We want to minimize $\sum_i (a\tau_i-y(\tau_i))^2$.  A linear fit, but with no intercept.

In [None]:
# frames are from 0 to 1000, 0.5 ps each
# this is the function we want to minimize to:
def func(a,mymsd):
    return a*np.linspace(0,1000,2001)-mymsd

In [None]:
slope = scipy.optimize.leastsq(func,0.1, args=avemsd)[0][0]
D = result/6
print(D) # this is in nm^2 / ps. 

In [None]:
# to get it into cm^2 / s, this is 
finalD = (D / (10**7 * 10**7))*10**12
print(finalD)

## Exercise

Perform a bootstrap error analysis by constructing bootstrap samples over _particles_, that are then used to compute the average MSD.

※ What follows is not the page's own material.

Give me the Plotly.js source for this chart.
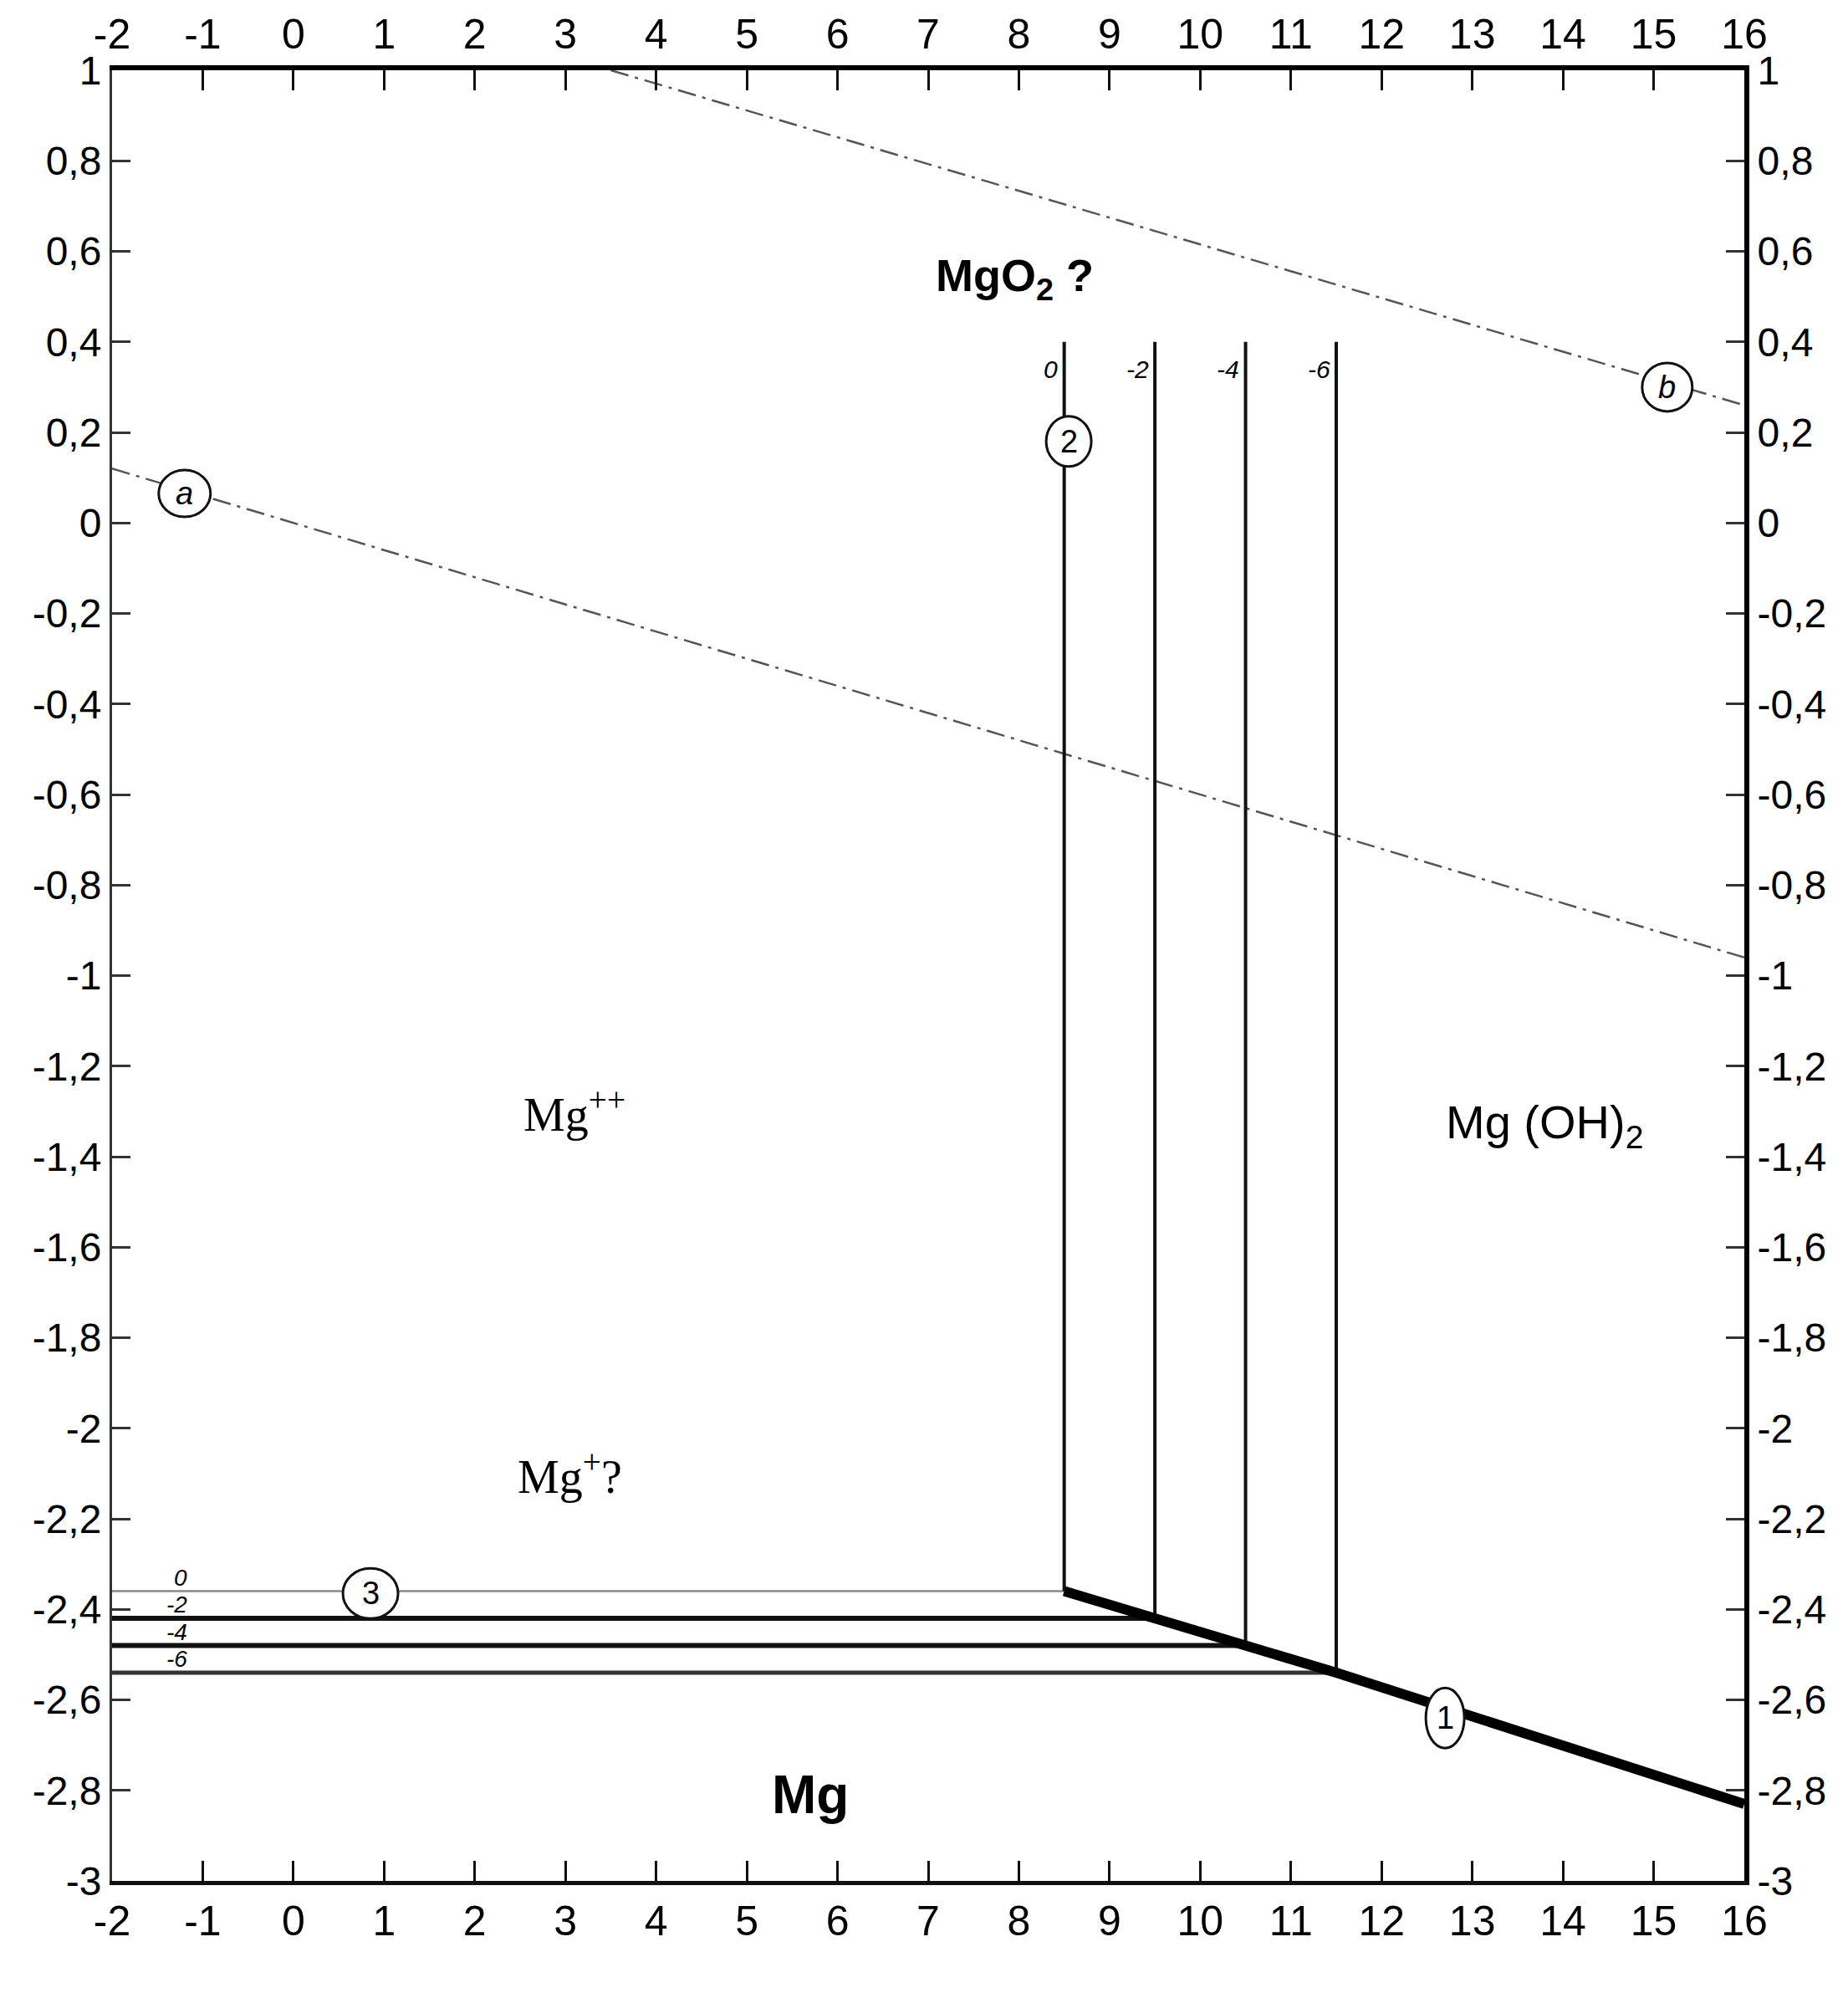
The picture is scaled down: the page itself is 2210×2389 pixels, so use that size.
<!DOCTYPE html>
<html>
<head>
<meta charset="utf-8">
<script src="https://cdn.plot.ly/plotly-3.0.1.min.js"></script>
<style>
  body { margin: 0; background: #fff; }
  #grafico { width: 2210px; height: 2389px; }
</style>
</head>
<body>
<div id="grafico"></div>
<script>
// ejes
let phTicks = [-2, -1, 0, 1, 2, 3, 4, 5, 6, 7, 8, 9, 10, 11, 12, 13, 14, 15, 16];
let eTicks = [1, 0.8, 0.6, 0.4, 0.2, 0, -0.2, -0.4, -0.6, -0.8, -1, -1.2, -1.4, -1.6, -1.8, -2, -2.2, -2.4, -2.6, -2.8, -3];
let eTickText = ["1", "0,8", "0,6", "0,4", "0,2", "0", "-0,2", "-0,4", "-0,6", "-0,8", "-1", "-1,2", "-1,4", "-1,6", "-1,8", "-2", "-2,2", "-2,4", "-2,6", "-2,8", "-3"];

// lineas del agua (a) y (b)
let lineaA_ph = [-2, 16];
let lineaA_e = [0.12, -0.96];
let lineaB_ph = [3.5, 16];
let lineaB_e = [1.0, 0.26];

// linea 1 : Mg / Mg(OH)2
let linea1_ph = [8.5, 9.5, 10.5, 11.5, 16];
let linea1_e = [-2.36, -2.42, -2.48, -2.54, -2.83];

// lineas 2 y 3 para log[Mg++] = 0, -2, -4, -6
let logMg = ["0", "-2", "-4", "-6"];
let linea3_e = [-2.36, -2.42, -2.48, -2.54];
let linea2_ph = [8.5, 9.5, 10.5, 11.5];
let linea2_tope = 0.4;
let anchoH = [2.5, 6, 6, 5];
let colorH = ["#888", "#111", "#111", "#333"];

// circulos con numero
let circ_txt = ["a", "b", "2", "3", "1"];
let circ_ph = [-1.2, 15.15, 8.55, 0.85, 12.7];
let circ_e = [0.065, 0.3, 0.18, -2.365, -2.64];
let circ_rx = [31, 30, 27, 33, 23];
let circ_ry = [28, 29, 30, 30, 36];

// rotulos de zonas
let zonas_txt = ["<b>MgO<sub>2</sub> ?</b>", "Mg<sup>++</sup>", "Mg (OH)<sub>2</sub>", "Mg<sup>+</sup>?", "<b>Mg</b>"];
let zonas_ph = [7.95, 3.1, 13.8, 3.05, 5.7];
let zonas_e = [0.54, -1.3, -1.33, -2.1, -2.81];
let zonas_font = ["Liberation Sans", "Liberation Serif", "Liberation Sans", "Liberation Serif", "Liberation Sans"];
let zonas_size = [54, 56, 56, 56, 64];

let trazos = [];

trazos.push({
    x: lineaA_ph, y: lineaA_e, mode: 'lines', type: 'scatter',
    line: { color: '#555', width: 2.5, dash: '22px,8px,4px,8px' }
});
trazos.push({
    x: lineaB_ph, y: lineaB_e, mode: 'lines', type: 'scatter',
    line: { color: '#555', width: 2.5, dash: '22px,8px,4px,8px' }
});

for (let i = 0; i < logMg.length; i++) {
    // horizontal (3)
    trazos.push({
        x: [-2, linea2_ph[i]], y: [linea3_e[i], linea3_e[i]], mode: 'lines', type: 'scatter',
        line: { color: colorH[i], width: anchoH[i] }
    });
    // vertical (2)
    trazos.push({
        x: [linea2_ph[i], linea2_ph[i]], y: [linea2_tope, linea3_e[i]], mode: 'lines', type: 'scatter',
        line: { color: '#111', width: 4 }
    });
}

trazos.push({
    x: linea1_ph, y: linea1_e, mode: 'lines', type: 'scatter',
    line: { color: '#000', width: 12 }
});

// trazo invisible para los ejes de arriba y derecha
trazos.push({
    x: [-2, 16], y: [-3, 1], xaxis: 'x2', yaxis: 'y2', mode: 'markers', type: 'scatter',
    marker: { opacity: 0 }, hoverinfo: 'skip'
});

let formas = [];
let notas = [];

for (let i = 0; i < circ_txt.length; i++) {
    formas.push({
        type: 'circle', xref: 'x', yref: 'y',
        xsizemode: 'pixel', ysizemode: 'pixel',
        xanchor: circ_ph[i], yanchor: circ_e[i],
        x0: -circ_rx[i], x1: circ_rx[i], y0: -circ_ry[i], y1: circ_ry[i],
        line: { color: '#111', width: 3 }, fillcolor: '#fff', layer: 'above'
    });
    notas.push({
        x: circ_ph[i], y: circ_e[i], xref: 'x', yref: 'y', showarrow: false,
        text: circ_txt[i],
        font: { family: 'Liberation Sans', size: 38, color: '#000', style: i < 2 ? 'italic' : 'normal' }
    });
}

for (let i = 0; i < zonas_txt.length; i++) {
    notas.push({
        x: zonas_ph[i], y: zonas_e[i], xref: 'x', yref: 'y', showarrow: false,
        text: zonas_txt[i],
        font: { family: zonas_font[i], size: zonas_size[i], color: '#000' }
    });
}

// rotulos chicos de log[Mg++] arriba de las verticales
for (let i = 0; i < logMg.length; i++) {
    notas.push({
        x: linea2_ph[i] - 0.05, y: 0.34, xref: 'x', yref: 'y', showarrow: false,
        xanchor: 'right', text: logMg[i],
        font: { family: 'Liberation Sans', size: 30, color: '#000', style: 'italic' }
    });
}
// rotulos chicos a la izquierda
let izq_e = [-2.33, -2.39, -2.45, -2.51];
for (let i = 0; i < logMg.length; i++) {
    notas.push({
        x: -1.15, y: izq_e[i], xref: 'x', yref: 'y', showarrow: false,
        xanchor: 'right', text: logMg[i],
        font: { family: 'Liberation Sans', size: 28, color: '#000', style: 'italic' }
    });
}

notas.push({
    x: -2.72, y: 0.73, xref: 'x', yref: 'y', showarrow: false,
    text: 'E(V)', font: { family: 'Liberation Sans', size: 42, color: '#000' }
});
notas.push({
    x: 15.66, y: -3.22, xref: 'x', yref: 'y', showarrow: false,
    text: 'pH', font: { family: 'Liberation Sans', size: 38, color: '#000' }
});

let ejeX = {
    range: [-2, 16], tickvals: phTicks, ticktext: phTicks.map(String),
    ticks: 'inside', ticklen: 24, tickwidth: 3, tickcolor: '#111',
    showline: true, linecolor: '#111', linewidth: 5,
    showgrid: false, zeroline: false, fixedrange: true,
    tickfont: { family: 'Liberation Sans', size: 50, color: '#000' }
};
let ejeY = {
    range: [-3, 1], tickvals: eTicks, ticktext: eTickText,
    ticks: 'inside', ticklen: 22, tickwidth: 3, tickcolor: '#333',
    showline: true, linecolor: '#333', linewidth: 3,
    showgrid: false, zeroline: false, fixedrange: true,
    tickfont: { family: 'Liberation Sans', size: 48, color: '#000' }
};

let layout = {
    width: 2210, height: 2389,
    margin: { l: 134, r: 124, t: 84, b: 140 },
    paper_bgcolor: '#fff', plot_bgcolor: '#fff',
    showlegend: false,
    xaxis: ejeX,
    yaxis: ejeY,
    xaxis2: Object.assign({}, ejeX, { overlaying: 'x', side: 'top', anchor: 'y', linewidth: 6, linecolor: '#000' }),
    yaxis2: Object.assign({}, ejeY, { overlaying: 'y', side: 'right', anchor: 'x', linewidth: 6, linecolor: '#000' }),
    shapes: formas,
    annotations: notas
};

Plotly.newPlot('grafico', trazos, layout, { displayModeBar: false, staticPlot: true });
</script>
</body>
</html>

1. Plot 500 bootstrapped MSDs
2. Show the 95% confidence interval region of MSD trajectories.
3. Plot the distribution of MDS.  Is it Gaussian? If so what is the standard error in the calculation? 

In [None]:
nbootstraps = 5000
newmsd_data = np.zeros(np.shape(msd_data)) # create a matrix the same size
Ds = np.zeros(nbootstraps)
for n in range(nbootstraps):
    for i in range(nparticles):
        # generate bootstrapped data in newmsd_data[i,:]
        newi = np.random.randint(0,nparticles)
        newmsd_data[i,:] = msd_data[newi,:]
    new_avemsd = np.mean(newmsd_data,axis=0)
    plt.plot(avemsd,'b',alpha=0.01)
    slope = scipy.optimize.leastsq(func,0.1,new_avemsd)[0][0]
    Ds[n] = slope/6  * 0.01 # 10^7 * 10^7 / 10^14
plt.show()

In [None]:
plt.hist(Ds,bins=50)

Seems pretty Gaussian! But we don't have to do any error propagation.

In [None]:
stderr_boots = np.std(Ds)
print(stderr_boots)

In [None]:
So our estimate would be:

In [None]:
print(f"D={finalD:.4g} +/- {stderr_boots:.4g} cm^2/s")

So this essentialy 6.0 +/- 0.1 cm$^2$/s. which is close to the known diffusion value of TIP3P water at 300K of 5.8-6.0 cm$^2$/s - there are some conflicts depending on how you measure it.  $D$ is known to be affected by the size of the periodic box, so one should really run the simulation with different sizes of system, and extrapolate out to large system sizes.